*Work to be completed:*
Exactly as written, retype the listing below, omitting the pictures.

--------------------------------

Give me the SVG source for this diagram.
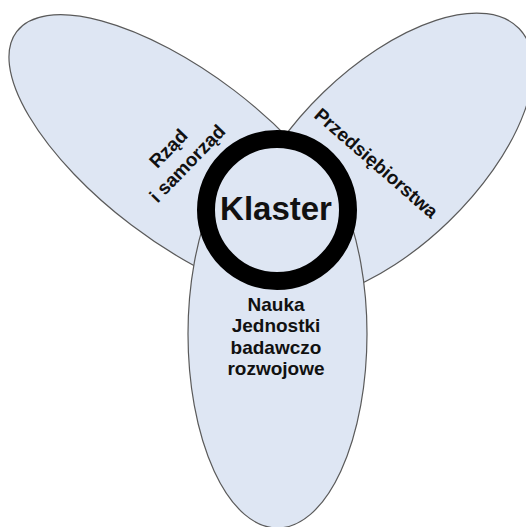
<svg xmlns="http://www.w3.org/2000/svg" width="526" height="527" viewBox="0 0 526 527">
<style>
.lobe{fill:#dee6f3;stroke:#5a5a5a;stroke-width:1.2}
.ring{fill:#dee6f3;stroke:#000;stroke-width:18}
.t{font-family:"Liberation Sans",Arial,sans-serif;font-weight:bold;fill:#111;text-anchor:middle}
.s{font-size:19px}
.k{font-size:33px}
</style>
<rect width="526" height="527" fill="#fff"/>
<g id="rzad">
<ellipse class="lobe" cx="182.6" cy="157.6" rx="208.3" ry="84.7" transform="rotate(37.2 182.6 157.6)"/>
</g>
<g id="przedsiebiorstwa">
<ellipse class="lobe" cx="386" cy="157" rx="185" ry="90" transform="rotate(-44 386 157)"/>
</g>
<g id="nauka">
<ellipse class="lobe" cx="277.5" cy="334" rx="89.5" ry="194"/>
</g>
<g id="klaster">
<circle class="ring" cx="277" cy="210" r="71"/>
<text class="t k" x="276" y="220">Klaster</text>
</g>
<g id="labels">
<text class="t s" transform="translate(173 153) rotate(-46)">Rząd</text>
<text class="t s" transform="translate(192 168) rotate(-46)">i samorząd</text>
<text class="t s" transform="translate(372 168) rotate(41)">Przedsiębiorstwa</text>
<text class="t s" x="276" y="311">Nauka</text>
<text class="t s" x="276" y="332">Jednostki</text>
<text class="t s" x="276" y="353.5">badawczo</text>
<text class="t s" x="276" y="375">rozwojowe</text>
</g>
<g id="connectors"/>
</svg>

--------------------------------

*Completed task:*
Give me the SVG source for this diagram.
<svg xmlns="http://www.w3.org/2000/svg" width="526" height="527" viewBox="0 0 526 527">
<style>
.lobe{fill:#dee6f3;stroke:#5a5a5a;stroke-width:1.2}
.ring{fill:#dee6f3;stroke:#000;stroke-width:18}
.t{font-family:"Liberation Sans",Arial,sans-serif;font-weight:bold;fill:#111;text-anchor:middle}
.s{font-size:19px}
.k{font-size:33px}
</style>
<rect width="526" height="527" fill="#fff"/>
<g id="rzad">
<ellipse class="lobe" cx="182.6" cy="157.6" rx="208.3" ry="84.7" transform="rotate(37.2 182.6 157.6)"/>
</g>
<g id="przedsiebiorstwa">
<ellipse class="lobe" cx="386" cy="157" rx="185" ry="90" transform="rotate(-44 386 157)"/>
</g>
<g id="nauka">
<ellipse class="lobe" cx="277.5" cy="334" rx="89.5" ry="194"/>
</g>
<g id="klaster">
<circle class="ring" cx="277" cy="210" r="71"/>
<text class="t k" x="276" y="220">Klaster</text>
</g>
<g id="labels">
<text class="t s" transform="translate(173 153) rotate(-46)">Rząd</text>
<text class="t s" transform="translate(192 168) rotate(-46)">i samorząd</text>
<text class="t s" transform="translate(372 168) rotate(41)">Przedsiębiorstwa</text>
<text class="t s" x="276" y="311">Nauka</text>
<text class="t s" x="276" y="332">Jednostki</text>
<text class="t s" x="276" y="353.5">badawczo</text>
<text class="t s" x="276" y="375">rozwojowe</text>
</g>
<g id="connectors"/>
</svg>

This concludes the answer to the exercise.